Following the whitespace is our new target URL expression: "/user-detail/${staffremap:$1}$2". We're keeping the beginning of the URL the same, and then following the expression syntax "${rewritemap:lookupvalue}", which in our case is: "${staffremap:$1}" we find the new user-name URL. This section could be read as: take the value from the rewrite map called "staffremap", where the lookup value is $1 (the first tagged expression in the search: the numeric value) and return the substitution value from that map in place of this expression. So, if we were attempting to visit the old URL /user-detail/1/about, the staffremap provides the value "admin-admin" from our table. The final portion of the replacement URL (which is just $2) copies everything else that was passed on the URL through to the redirected URL. So, for example, /user-detail/1/about includes the /about portion of the URL in the ultimate redirect URL: /user-detail/admin-admin/about
The final section of the sample RewriteRule is for applying additional flags. In this case, we are specifying the response status of 301, and the L indicates to mod_rewrite that this is the last rule it should process.
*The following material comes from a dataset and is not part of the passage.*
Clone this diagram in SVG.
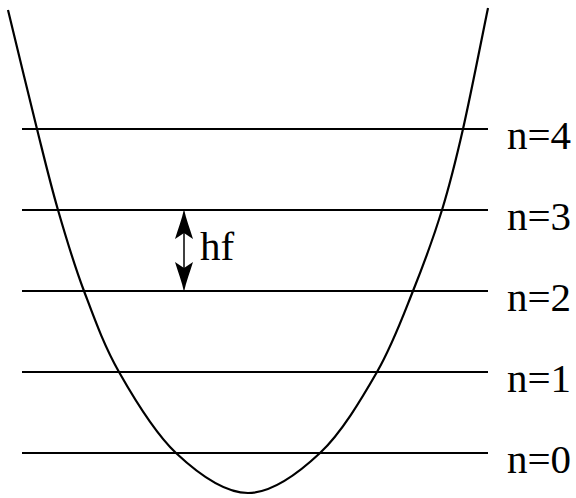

That's basically it! We've gone from an old URL pattern, to a new one with a redirect mapping file, and only two directives. For an added performance perk, especially if your list of lookup and replacement values is rather lengthy, you can easily change your text table file (type txt) with a HashMap (type dbm) that Apache's mod_rewrite also understands using a quick command and directive adjustment. Following our example, we'll first run:
$> httxt2dbm -i staffrepam.txt -o staffremap.map
Now that we have a hashmap file, we can adjust our RewriteMap directive accordingly, changing the type to map, and of course updating the file name, which becomes:
RewriteMap staffremap dbm:/path/to/staffremap.map
RewriteMap substitutions provide a straight-forward, and high-performance method for pretty extensive enhancement of RewriteRules. If you are not familiar with RewriteRules generally, at some point you should consider reviewing the Apache documentation on mod_rewrite—it's worthwhile knowledge to have.